Из трех фаз эволюции дискурса свободы — придворной, литературной и политической публичности — в словаре политических и философских понятий российской интеллектуальной истории отложились три основных понимания свободы, являющихся до сих пор резервуаром политической риторики и публичной аргументации. Эти три понятия как раз и выполняют функцию той недостающей посылки в «социальных энтимемах» публичной коммуникации по поводу свободы, которая не высказывается или высказывается лишь отчасти участниками дискурсов, но всегда подразумевается ими в стратегиях аргументации за или против свободы.
Первое понимание свободы определяет ее как дарованную привилегию, которую необходимо заслужить. Это свобода не для всех, но для избранных. Ее нельзя дать всему «народу», который, как предостерегала Е. Р. Дашкова в письмах к Д. Дидро, требует еще долгого «просвещения», прежде чем он сможет правильно распорядиться своей «вольностью», не в ущерб другим и себе, а в интересах общего блага и с соблюдением порядка85. Никто же не хочет, чтобы было так, как в Париже!

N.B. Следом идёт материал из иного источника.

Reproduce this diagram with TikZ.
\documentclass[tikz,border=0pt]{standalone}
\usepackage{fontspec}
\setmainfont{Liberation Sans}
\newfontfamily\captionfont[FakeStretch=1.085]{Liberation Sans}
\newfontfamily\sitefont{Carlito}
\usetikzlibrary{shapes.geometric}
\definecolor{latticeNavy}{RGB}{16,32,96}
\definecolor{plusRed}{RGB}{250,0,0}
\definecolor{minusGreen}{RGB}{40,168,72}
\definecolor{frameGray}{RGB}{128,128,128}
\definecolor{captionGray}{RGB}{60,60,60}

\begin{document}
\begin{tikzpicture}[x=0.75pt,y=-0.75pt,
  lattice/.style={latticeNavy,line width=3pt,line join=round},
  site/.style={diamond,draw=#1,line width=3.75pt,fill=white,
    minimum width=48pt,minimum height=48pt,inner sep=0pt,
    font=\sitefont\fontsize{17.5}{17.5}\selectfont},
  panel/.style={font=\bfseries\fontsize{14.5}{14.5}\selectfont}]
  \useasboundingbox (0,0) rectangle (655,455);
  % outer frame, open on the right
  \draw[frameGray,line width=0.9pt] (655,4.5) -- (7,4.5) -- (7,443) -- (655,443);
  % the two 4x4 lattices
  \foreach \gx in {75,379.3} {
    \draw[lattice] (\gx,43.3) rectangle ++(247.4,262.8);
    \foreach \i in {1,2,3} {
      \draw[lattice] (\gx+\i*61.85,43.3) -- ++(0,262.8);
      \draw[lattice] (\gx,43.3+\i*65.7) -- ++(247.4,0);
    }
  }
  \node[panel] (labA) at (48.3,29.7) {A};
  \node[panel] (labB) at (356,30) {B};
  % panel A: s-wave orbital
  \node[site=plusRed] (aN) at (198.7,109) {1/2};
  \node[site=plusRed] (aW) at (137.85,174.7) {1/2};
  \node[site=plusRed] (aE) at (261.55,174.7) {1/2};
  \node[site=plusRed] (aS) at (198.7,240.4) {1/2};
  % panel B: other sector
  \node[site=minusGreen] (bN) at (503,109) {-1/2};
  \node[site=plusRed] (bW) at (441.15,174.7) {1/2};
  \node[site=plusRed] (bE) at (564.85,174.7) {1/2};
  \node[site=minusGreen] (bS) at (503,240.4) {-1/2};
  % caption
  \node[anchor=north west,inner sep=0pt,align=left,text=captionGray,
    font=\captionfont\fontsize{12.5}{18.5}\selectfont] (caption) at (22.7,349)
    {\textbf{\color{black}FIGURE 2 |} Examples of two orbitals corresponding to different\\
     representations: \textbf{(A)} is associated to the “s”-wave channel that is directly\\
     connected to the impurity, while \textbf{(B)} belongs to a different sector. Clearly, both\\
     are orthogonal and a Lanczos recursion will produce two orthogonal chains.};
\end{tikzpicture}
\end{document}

Свобода во втором понимании — это свобода литературной публики, требующей для себя свободы мысли, мнения и слова. Как требование она, с одной стороны, имеет универсальный характер, поскольку свойственна каждому индивидууму, наделенному разумом и способному рассуждать. Но с другой стороны, это свобода, учреждающая лишь духовную, а не политическую власть. Ее истоки лежат во «внутренней свободе» христианства, которая соединяется в эпоху литературной публичности с идеей гениальной творческой «личности», способной конвертировать свой эстетический авторитет в общественный и утвердить свою власть в публичном пространстве журнальных полемик. Здесь находятся истоки представления о свободе как изначально неполитическом свойстве человека, находящемся внутри самой личности, а не в структурах социальной коммуникации. Даже если эта свобода и используется для публичного выражения мнения и критики политической власти, она остается частным делом индивидуума, по своей воле выносящего мнение на суд «общественности».

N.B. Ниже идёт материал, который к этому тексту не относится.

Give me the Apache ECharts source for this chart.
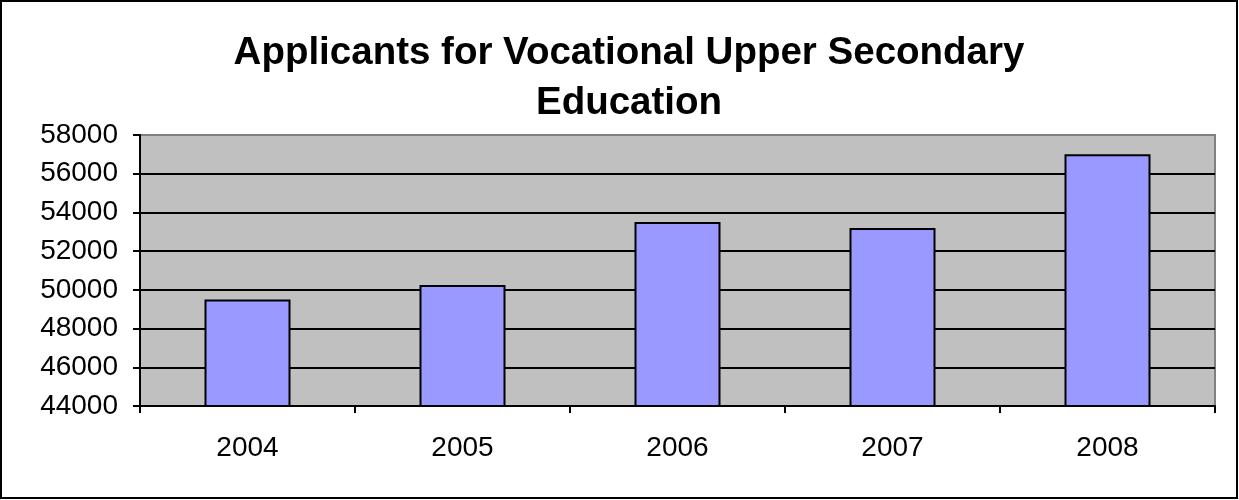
<!DOCTYPE html>
<html>
<head>
<meta charset="utf-8">
<title>Applicants for Vocational Upper Secondary Education</title>
<script src="https://cdn.jsdelivr.net/npm/echarts@6/dist/echarts.min.js"></script>
<style>
  html, body { margin: 0; padding: 0; background: #fff; }
  #chart { width: 1239px; height: 500px; }
</style>
</head>
<body>
<div id="chart"></div>
<script>
const years = ['2004', '2005', '2006', '2007', '2008']
const applicants = [49500, 50250, 53500, 53200, 57000]
const yMin = 44000
const yMax = 58000
const yStep = 2000

const chart = echarts.init(document.getElementById('chart'))

// top split line is the plot border in the original, so it stays grey
const splitColors = ['#000', '#000', '#000', '#000', '#000', '#000', '#000', '#808080']

chart.setOption({
  animation: false,
  textStyle: { fontFamily: 'Liberation Sans, Arial, sans-serif' },
  graphic: [
    {
      type: 'text',
      x: 629,
      y: 28,
      style: {
        text: 'Applicants for Vocational Upper Secondary\nEducation',
        align: 'center',
        verticalAlign: 'top',
        font: 'bold 38.5px "Liberation Sans", Arial, sans-serif',
        fill: '#000',
        lineHeight: 50,
      },
    },
    {
      type: 'rect',
      shape: { x: 1, y: 1, width: 1236, height: 497 },
      style: { fill: 'none', stroke: '#000', lineWidth: 2 },
      z: 100,
    },
  ],
  grid: {
    left: 140,
    right: 24,
    top: 135,
    bottom: 94,
    show: true,
    backgroundColor: '#c0c0c0',
    borderColor: '#808080',
    borderWidth: 2,
  },
  xAxis: {
    type: 'category',
    data: years,
    boundaryGap: true,
    axisLine: { lineStyle: { color: '#000', width: 2 } },
    axisTick: { show: true, length: 7, lineStyle: { color: '#000', width: 2 } },
    axisLabel: { color: '#000', fontSize: 28, margin: 28 },
  },
  yAxis: {
    type: 'value',
    min: yMin,
    max: yMax,
    interval: yStep,
    axisLine: { show: true, lineStyle: { color: '#000', width: 2 } },
    axisTick: { show: true, length: 7, lineStyle: { color: '#000', width: 2 } },
    axisLabel: { color: '#000', fontSize: 28, margin: 22, formatter: (v) => String(v) },
    splitLine: { lineStyle: { color: splitColors, width: 2 } },
  },
  series: [
    {
      name: 'Applicants',
      type: 'bar',
      data: applicants,
      barWidth: 86,
      itemStyle: {
        color: '#9999ff',
        borderColor: '#000',
        borderWidth: 2,
      },
    },
  ],
})
</script>
</body>
</html>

Наконец, третье понимание свободы — как освобождения — напрямую связано с трансформацией литературной публичности в политическую и определяет ее как устремленный в будущее «процесс», в который вовлечено уже все общество, сбрасывающее с себя вековые ограничения и притеснения. Утопизм и радикализм универсальной идеи освобождения, выдающей ее литературно-философские корни, становится террористическим, как только превращается в императив прямого политического действия86. Ему недостает сознания политического компромисса, ограничивающего тотальность идеала освобождения границами политически возможного.

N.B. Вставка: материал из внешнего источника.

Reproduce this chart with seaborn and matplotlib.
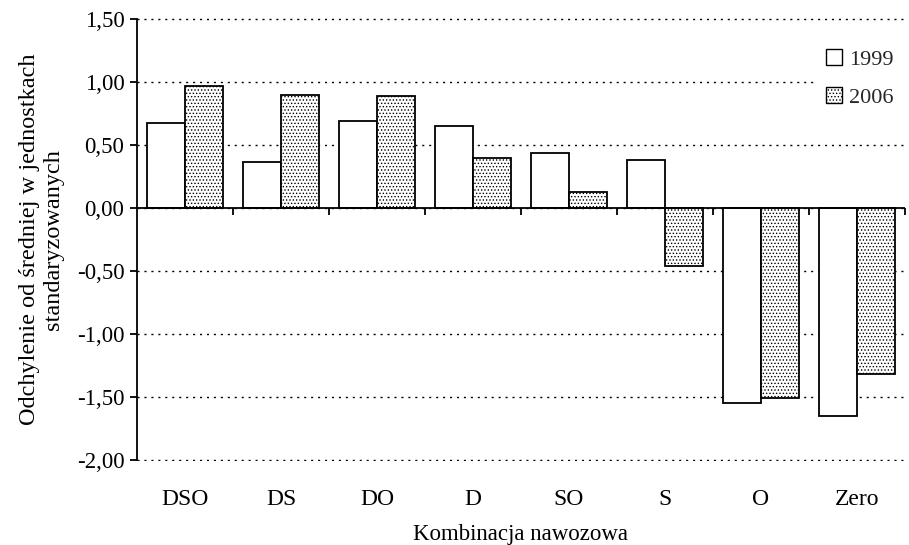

Но это уже совсем другая фаза развития публичной сферы и совсем иное понимание свободы, которое соответствовало бы практикам политической публичности. Ее история на российской почве слишком кратковременна, чтобы в ней могло сложиться самостоятельное понимание свободы. Лишь в период от основания «Союза освобождения» в 1903 г. до роспуска Учредительного собрания в 1918 г. в России стали возникать структуры политической публичности, в которых осуществлялось превращение «оппозиционной интеллигенции» в «политическую общественность» парламентского типа. По степени интенсивности дискуссий о свободе, по количеству циркулировавших в публичном пространстве текстов о свободе, наконец, просто по частоте употребления слова «свобода»87 данный период является безусловным и никогда более не превзойденным пиком развития дискурса свободы в России. Здесь формулируются представления о конституционных гарантиях основных прав и свобод и об организации политической системы, устанавливающей такие гарантии, здесь обсуждаются и сами принципы политической и социальной свободы как «общего дела» большинства.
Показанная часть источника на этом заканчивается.